## Dataset content
--------

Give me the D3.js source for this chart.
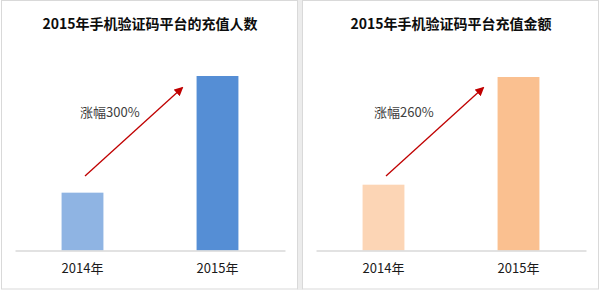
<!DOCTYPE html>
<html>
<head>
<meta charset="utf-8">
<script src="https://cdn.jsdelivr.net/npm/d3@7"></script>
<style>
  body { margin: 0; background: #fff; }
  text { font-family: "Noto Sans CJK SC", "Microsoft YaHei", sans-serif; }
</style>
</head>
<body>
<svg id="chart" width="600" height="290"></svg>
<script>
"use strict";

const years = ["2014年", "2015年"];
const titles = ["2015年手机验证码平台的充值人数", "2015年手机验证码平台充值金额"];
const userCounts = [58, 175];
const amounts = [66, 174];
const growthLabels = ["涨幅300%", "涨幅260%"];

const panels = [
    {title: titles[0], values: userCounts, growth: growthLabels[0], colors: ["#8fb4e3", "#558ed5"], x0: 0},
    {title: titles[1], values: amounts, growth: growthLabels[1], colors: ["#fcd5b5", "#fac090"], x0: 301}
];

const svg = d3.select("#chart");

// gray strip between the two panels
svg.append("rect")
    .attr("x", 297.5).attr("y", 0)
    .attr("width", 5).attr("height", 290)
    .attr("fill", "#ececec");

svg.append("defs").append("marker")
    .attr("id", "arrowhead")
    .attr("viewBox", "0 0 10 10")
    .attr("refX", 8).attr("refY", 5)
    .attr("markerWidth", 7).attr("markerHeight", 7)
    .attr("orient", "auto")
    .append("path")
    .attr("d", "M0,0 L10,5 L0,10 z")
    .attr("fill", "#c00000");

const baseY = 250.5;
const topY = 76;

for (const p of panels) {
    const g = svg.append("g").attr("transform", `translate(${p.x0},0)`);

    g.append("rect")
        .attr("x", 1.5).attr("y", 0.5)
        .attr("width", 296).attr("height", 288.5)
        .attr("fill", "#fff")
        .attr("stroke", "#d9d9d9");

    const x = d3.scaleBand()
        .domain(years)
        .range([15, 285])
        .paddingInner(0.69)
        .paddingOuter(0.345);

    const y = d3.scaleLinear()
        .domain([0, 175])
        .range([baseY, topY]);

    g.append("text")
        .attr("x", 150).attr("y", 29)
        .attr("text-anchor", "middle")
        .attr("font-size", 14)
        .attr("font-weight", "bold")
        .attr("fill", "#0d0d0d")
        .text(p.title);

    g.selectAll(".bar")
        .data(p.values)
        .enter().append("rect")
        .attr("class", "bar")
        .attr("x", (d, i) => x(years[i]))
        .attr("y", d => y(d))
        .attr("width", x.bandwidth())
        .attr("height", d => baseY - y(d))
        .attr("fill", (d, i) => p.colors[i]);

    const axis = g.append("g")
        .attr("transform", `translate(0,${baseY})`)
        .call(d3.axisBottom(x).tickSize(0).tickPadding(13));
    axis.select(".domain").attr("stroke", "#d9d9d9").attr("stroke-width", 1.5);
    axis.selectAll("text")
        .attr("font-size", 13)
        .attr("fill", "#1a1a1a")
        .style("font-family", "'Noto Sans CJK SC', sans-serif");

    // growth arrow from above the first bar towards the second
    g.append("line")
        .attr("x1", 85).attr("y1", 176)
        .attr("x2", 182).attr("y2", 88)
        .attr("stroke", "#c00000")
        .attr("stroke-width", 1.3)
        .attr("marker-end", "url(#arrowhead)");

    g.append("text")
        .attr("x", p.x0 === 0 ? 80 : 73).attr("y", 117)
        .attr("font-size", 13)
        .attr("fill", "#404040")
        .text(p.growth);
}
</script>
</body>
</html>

--------

## Directions
Would you return the data exactly as written, without the pictures?

## Response
Give me the D3.js source for this chart.
<!DOCTYPE html>
<html>
<head>
<meta charset="utf-8">
<script src="https://cdn.jsdelivr.net/npm/d3@7"></script>
<style>
  body { margin: 0; background: #fff; }
  text { font-family: "Noto Sans CJK SC", "Microsoft YaHei", sans-serif; }
</style>
</head>
<body>
<svg id="chart" width="600" height="290"></svg>
<script>
"use strict";

const years = ["2014年", "2015年"];
const titles = ["2015年手机验证码平台的充值人数", "2015年手机验证码平台充值金额"];
const userCounts = [58, 175];
const amounts = [66, 174];
const growthLabels = ["涨幅300%", "涨幅260%"];

const panels = [
    {title: titles[0], values: userCounts, growth: growthLabels[0], colors: ["#8fb4e3", "#558ed5"], x0: 0},
    {title: titles[1], values: amounts, growth: growthLabels[1], colors: ["#fcd5b5", "#fac090"], x0: 301}
];

const svg = d3.select("#chart");

// gray strip between the two panels
svg.append("rect")
    .attr("x", 297.5).attr("y", 0)
    .attr("width", 5).attr("height", 290)
    .attr("fill", "#ececec");

svg.append("defs").append("marker")
    .attr("id", "arrowhead")
    .attr("viewBox", "0 0 10 10")
    .attr("refX", 8).attr("refY", 5)
    .attr("markerWidth", 7).attr("markerHeight", 7)
    .attr("orient", "auto")
    .append("path")
    .attr("d", "M0,0 L10,5 L0,10 z")
    .attr("fill", "#c00000");

const baseY = 250.5;
const topY = 76;

for (const p of panels) {
    const g = svg.append("g").attr("transform", `translate(${p.x0},0)`);

    g.append("rect")
        .attr("x", 1.5).attr("y", 0.5)
        .attr("width", 296).attr("height", 288.5)
        .attr("fill", "#fff")
        .attr("stroke", "#d9d9d9");

    const x = d3.scaleBand()
        .domain(years)
        .range([15, 285])
        .paddingInner(0.69)
        .paddingOuter(0.345);

    const y = d3.scaleLinear()
        .domain([0, 175])
        .range([baseY, topY]);

    g.append("text")
        .attr("x", 150).attr("y", 29)
        .attr("text-anchor", "middle")
        .attr("font-size", 14)
        .attr("font-weight", "bold")
        .attr("fill", "#0d0d0d")
        .text(p.title);

    g.selectAll(".bar")
        .data(p.values)
        .enter().append("rect")
        .attr("class", "bar")
        .attr("x", (d, i) => x(years[i]))
        .attr("y", d => y(d))
        .attr("width", x.bandwidth())
        .attr("height", d => baseY - y(d))
        .attr("fill", (d, i) => p.colors[i]);

    const axis = g.append("g")
        .attr("transform", `translate(0,${baseY})`)
        .call(d3.axisBottom(x).tickSize(0).tickPadding(13));
    axis.select(".domain").attr("stroke", "#d9d9d9").attr("stroke-width", 1.5);
    axis.selectAll("text")
        .attr("font-size", 13)
        .attr("fill", "#1a1a1a")
        .style("font-family", "'Noto Sans CJK SC', sans-serif");

    // growth arrow from above the first bar towards the second
    g.append("line")
        .attr("x1", 85).attr("y1", 176)
        .attr("x2", 182).attr("y2", 88)
        .attr("stroke", "#c00000")
        .attr("stroke-width", 1.3)
        .attr("marker-end", "url(#arrowhead)");

    g.append("text")
        .attr("x", p.x0 === 0 ? 80 : 73).attr("y", 117)
        .attr("font-size", 13)
        .attr("fill", "#404040")
        .text(p.growth);
}
</script>
</body>
</html>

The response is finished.